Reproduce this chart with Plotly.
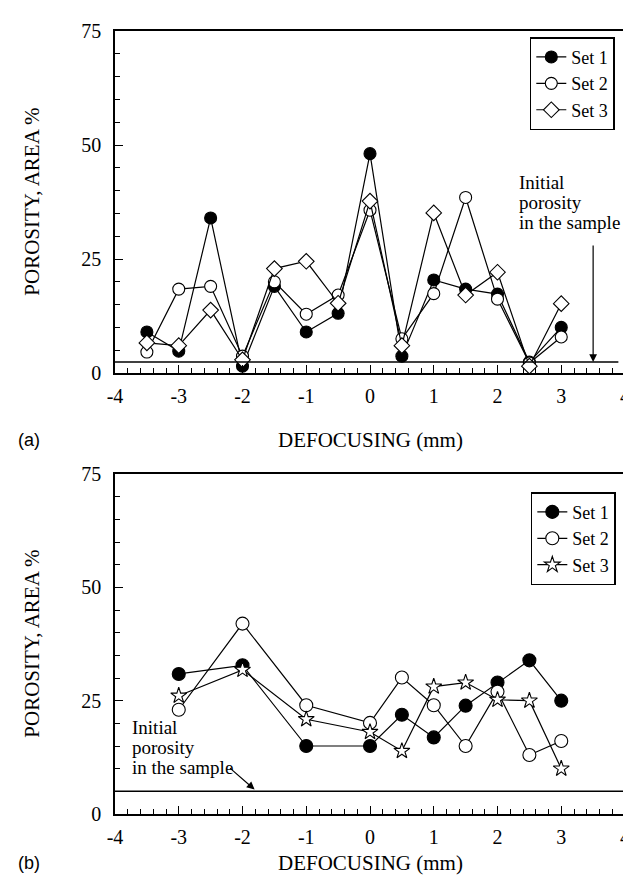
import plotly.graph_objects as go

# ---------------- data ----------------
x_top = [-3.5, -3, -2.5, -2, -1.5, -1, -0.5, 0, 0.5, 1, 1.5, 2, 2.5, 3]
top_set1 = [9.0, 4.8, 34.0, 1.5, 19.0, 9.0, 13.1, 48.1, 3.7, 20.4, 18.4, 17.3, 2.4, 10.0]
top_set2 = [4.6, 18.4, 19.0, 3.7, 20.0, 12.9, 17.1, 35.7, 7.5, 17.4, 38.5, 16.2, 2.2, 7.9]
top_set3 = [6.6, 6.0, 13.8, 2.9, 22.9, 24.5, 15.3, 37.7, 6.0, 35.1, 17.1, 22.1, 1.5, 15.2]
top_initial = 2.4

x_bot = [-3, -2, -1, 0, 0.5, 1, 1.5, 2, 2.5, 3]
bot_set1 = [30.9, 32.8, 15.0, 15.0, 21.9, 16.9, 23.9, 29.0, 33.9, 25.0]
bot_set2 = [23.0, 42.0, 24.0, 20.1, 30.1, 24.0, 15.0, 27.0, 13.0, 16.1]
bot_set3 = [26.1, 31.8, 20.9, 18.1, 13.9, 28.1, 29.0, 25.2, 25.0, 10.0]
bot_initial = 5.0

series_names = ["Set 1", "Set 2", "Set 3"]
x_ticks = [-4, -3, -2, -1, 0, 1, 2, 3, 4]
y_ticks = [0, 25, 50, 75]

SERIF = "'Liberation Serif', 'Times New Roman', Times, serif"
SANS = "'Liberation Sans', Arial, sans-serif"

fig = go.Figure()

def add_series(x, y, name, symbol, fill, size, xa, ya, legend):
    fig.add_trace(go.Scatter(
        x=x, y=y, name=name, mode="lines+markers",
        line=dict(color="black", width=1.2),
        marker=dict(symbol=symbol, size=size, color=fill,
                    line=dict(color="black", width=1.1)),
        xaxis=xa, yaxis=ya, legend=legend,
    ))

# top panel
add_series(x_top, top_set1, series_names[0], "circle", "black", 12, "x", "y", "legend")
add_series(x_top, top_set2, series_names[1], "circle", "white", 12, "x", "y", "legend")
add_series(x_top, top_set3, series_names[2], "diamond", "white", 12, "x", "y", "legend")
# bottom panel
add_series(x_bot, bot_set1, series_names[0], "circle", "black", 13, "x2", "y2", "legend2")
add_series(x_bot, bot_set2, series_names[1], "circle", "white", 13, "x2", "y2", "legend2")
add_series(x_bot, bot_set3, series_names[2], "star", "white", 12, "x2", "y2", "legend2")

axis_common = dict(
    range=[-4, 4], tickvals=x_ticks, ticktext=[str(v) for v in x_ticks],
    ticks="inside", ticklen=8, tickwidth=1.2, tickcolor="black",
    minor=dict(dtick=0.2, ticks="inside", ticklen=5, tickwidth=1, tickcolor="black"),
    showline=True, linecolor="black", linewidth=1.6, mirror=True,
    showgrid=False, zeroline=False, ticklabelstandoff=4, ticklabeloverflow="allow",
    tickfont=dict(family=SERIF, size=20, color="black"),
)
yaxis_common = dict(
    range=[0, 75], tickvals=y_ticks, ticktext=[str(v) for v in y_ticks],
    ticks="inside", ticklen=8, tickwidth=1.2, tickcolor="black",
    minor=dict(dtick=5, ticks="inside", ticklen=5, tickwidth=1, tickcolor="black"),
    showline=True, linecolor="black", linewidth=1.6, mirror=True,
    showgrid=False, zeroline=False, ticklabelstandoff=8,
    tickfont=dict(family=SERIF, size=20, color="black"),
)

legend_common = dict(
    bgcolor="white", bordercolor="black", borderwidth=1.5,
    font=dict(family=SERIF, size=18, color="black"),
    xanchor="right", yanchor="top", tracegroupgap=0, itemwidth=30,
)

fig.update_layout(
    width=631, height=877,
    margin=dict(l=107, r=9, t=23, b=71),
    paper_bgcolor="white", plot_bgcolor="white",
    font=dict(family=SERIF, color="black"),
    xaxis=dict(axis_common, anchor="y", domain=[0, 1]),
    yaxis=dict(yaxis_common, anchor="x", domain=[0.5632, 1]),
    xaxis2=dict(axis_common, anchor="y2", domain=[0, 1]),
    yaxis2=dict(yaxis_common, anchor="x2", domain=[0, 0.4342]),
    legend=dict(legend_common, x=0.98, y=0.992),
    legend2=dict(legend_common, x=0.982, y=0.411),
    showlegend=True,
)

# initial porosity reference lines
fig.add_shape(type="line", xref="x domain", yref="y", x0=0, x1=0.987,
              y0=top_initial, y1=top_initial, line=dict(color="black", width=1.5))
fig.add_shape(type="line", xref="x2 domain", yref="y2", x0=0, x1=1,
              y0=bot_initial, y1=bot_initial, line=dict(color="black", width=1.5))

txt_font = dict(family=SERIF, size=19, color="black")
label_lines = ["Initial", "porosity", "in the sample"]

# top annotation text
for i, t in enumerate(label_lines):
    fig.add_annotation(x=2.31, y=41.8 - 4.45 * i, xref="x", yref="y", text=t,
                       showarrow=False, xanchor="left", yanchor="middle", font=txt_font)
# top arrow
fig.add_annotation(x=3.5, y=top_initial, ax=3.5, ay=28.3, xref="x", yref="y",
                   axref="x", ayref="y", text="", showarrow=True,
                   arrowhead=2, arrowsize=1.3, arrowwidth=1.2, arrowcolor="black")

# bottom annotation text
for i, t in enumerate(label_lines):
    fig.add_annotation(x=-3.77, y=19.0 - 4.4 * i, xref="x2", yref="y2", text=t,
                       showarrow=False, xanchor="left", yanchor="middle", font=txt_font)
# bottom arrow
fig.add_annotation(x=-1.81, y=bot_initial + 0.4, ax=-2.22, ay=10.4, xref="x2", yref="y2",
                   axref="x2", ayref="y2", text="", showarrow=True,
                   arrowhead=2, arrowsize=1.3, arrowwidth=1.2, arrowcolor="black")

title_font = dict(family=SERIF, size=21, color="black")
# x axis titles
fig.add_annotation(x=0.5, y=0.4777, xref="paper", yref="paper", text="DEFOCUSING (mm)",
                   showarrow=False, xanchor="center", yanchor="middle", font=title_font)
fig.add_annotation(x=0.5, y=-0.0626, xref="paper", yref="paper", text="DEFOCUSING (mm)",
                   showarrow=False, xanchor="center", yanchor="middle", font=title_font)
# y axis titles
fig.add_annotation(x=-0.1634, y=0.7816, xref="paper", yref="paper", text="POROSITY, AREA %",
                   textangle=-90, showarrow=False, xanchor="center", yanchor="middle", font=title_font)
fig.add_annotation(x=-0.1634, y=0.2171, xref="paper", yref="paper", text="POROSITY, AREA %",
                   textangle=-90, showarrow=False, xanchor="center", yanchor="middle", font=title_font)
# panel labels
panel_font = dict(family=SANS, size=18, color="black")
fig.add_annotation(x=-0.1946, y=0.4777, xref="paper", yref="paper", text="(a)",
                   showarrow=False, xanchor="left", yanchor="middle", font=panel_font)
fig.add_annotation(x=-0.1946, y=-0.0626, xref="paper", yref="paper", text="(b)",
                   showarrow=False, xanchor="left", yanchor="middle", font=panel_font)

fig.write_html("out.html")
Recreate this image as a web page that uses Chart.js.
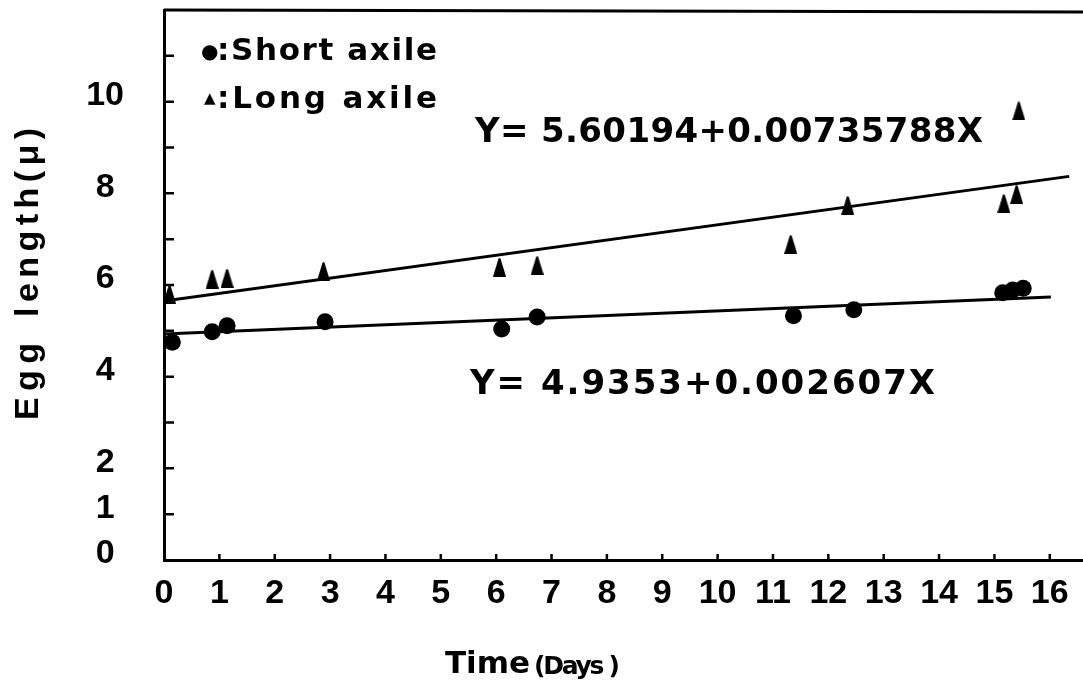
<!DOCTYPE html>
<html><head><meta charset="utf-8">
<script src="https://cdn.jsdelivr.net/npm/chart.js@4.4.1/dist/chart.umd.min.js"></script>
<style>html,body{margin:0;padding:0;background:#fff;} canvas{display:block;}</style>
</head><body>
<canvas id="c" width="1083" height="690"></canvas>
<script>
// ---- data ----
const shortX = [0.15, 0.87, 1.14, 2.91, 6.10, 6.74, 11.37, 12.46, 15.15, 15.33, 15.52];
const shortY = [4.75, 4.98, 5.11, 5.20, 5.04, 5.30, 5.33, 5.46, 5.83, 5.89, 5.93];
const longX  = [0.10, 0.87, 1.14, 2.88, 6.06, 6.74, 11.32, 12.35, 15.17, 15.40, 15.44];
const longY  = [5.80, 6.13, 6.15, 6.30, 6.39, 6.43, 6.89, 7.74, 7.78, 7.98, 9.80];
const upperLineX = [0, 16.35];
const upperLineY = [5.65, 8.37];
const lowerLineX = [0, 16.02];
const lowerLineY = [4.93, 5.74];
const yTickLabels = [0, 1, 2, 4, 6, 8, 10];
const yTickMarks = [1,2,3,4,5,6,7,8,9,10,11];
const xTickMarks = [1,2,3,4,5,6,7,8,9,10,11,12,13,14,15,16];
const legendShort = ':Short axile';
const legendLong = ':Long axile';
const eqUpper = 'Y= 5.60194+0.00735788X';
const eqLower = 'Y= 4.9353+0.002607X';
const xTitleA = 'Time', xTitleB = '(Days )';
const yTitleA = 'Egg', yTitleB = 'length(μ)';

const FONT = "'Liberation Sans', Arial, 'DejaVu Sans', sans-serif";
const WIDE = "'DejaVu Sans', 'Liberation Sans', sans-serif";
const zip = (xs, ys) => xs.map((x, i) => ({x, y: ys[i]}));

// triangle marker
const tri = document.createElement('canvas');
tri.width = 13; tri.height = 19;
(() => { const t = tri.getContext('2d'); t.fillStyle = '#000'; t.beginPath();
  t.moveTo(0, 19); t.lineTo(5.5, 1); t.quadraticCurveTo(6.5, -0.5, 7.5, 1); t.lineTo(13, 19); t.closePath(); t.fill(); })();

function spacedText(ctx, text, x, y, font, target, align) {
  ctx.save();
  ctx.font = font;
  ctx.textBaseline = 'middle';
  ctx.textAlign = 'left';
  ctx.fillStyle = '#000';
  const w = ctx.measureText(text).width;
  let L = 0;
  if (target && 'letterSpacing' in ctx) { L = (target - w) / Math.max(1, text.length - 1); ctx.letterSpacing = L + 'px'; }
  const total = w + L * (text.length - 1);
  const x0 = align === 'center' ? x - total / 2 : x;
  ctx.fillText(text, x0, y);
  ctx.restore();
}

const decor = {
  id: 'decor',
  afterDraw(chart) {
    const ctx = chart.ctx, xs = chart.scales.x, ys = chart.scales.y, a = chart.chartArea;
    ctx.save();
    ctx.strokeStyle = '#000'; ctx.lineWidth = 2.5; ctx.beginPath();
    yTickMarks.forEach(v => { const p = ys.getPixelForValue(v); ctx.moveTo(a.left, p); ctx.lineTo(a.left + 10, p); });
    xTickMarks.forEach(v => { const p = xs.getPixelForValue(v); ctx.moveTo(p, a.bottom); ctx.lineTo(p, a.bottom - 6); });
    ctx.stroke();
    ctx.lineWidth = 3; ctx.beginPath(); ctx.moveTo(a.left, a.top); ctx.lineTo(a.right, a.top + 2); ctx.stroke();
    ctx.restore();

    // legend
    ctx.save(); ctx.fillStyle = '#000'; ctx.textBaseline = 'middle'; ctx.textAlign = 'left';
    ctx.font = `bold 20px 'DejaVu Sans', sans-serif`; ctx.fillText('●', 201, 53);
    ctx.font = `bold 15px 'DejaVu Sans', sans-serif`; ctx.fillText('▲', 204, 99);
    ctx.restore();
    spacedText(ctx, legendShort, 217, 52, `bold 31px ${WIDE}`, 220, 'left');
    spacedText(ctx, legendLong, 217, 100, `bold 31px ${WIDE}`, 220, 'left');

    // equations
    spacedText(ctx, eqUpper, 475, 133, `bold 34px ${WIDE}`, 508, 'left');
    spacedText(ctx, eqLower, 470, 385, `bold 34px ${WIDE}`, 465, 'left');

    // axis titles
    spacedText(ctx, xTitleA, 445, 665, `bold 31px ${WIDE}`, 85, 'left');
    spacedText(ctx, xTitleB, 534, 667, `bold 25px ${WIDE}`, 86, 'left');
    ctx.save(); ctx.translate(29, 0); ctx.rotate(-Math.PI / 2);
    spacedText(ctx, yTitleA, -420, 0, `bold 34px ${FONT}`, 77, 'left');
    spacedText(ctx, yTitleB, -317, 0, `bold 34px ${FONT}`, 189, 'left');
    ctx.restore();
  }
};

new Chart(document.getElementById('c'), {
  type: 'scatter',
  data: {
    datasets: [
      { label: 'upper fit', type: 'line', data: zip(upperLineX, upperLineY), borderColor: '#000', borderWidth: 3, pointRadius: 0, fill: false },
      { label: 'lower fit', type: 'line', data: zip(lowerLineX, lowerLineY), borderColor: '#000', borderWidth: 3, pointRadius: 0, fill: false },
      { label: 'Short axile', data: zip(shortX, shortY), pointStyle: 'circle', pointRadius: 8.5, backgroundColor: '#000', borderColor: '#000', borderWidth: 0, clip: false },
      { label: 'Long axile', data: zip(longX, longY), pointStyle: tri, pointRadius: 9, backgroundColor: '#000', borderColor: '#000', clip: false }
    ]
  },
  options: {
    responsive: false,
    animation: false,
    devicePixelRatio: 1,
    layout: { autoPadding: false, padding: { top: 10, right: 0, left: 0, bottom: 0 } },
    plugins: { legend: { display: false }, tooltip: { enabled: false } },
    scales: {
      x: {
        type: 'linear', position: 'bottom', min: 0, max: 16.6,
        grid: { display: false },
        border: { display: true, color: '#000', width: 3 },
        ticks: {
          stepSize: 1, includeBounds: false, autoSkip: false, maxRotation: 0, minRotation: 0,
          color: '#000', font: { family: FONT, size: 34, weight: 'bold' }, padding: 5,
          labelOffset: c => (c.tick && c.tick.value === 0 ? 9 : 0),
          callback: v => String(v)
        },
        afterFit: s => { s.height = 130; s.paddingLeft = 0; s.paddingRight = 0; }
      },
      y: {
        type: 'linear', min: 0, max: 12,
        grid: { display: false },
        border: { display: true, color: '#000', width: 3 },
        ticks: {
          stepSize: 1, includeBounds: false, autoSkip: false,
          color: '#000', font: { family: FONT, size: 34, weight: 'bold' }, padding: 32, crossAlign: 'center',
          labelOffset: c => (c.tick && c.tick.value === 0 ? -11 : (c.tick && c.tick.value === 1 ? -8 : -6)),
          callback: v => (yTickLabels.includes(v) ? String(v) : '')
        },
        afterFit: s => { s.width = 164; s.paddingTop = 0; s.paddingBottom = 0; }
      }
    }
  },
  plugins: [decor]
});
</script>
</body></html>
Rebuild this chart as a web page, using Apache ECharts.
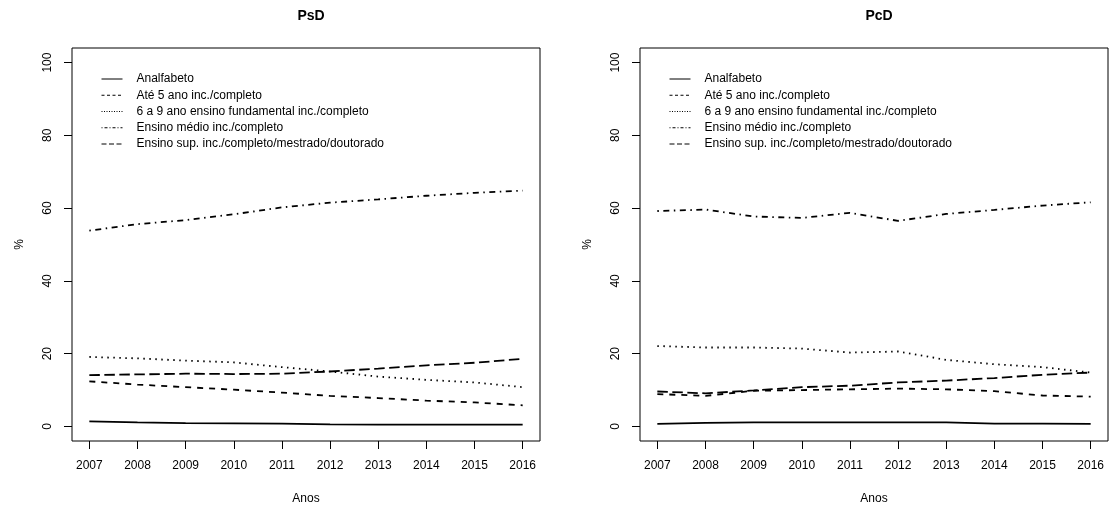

--*--

**WHAT NEEDS TO BE DONE**
Pick out the lines that have the word "page". Copy them all.

**SOLVED PROBLEM**
Recreate this image as a web page that uses Chart.js.
Rebuild this chart as a web page, using Apache ECharts.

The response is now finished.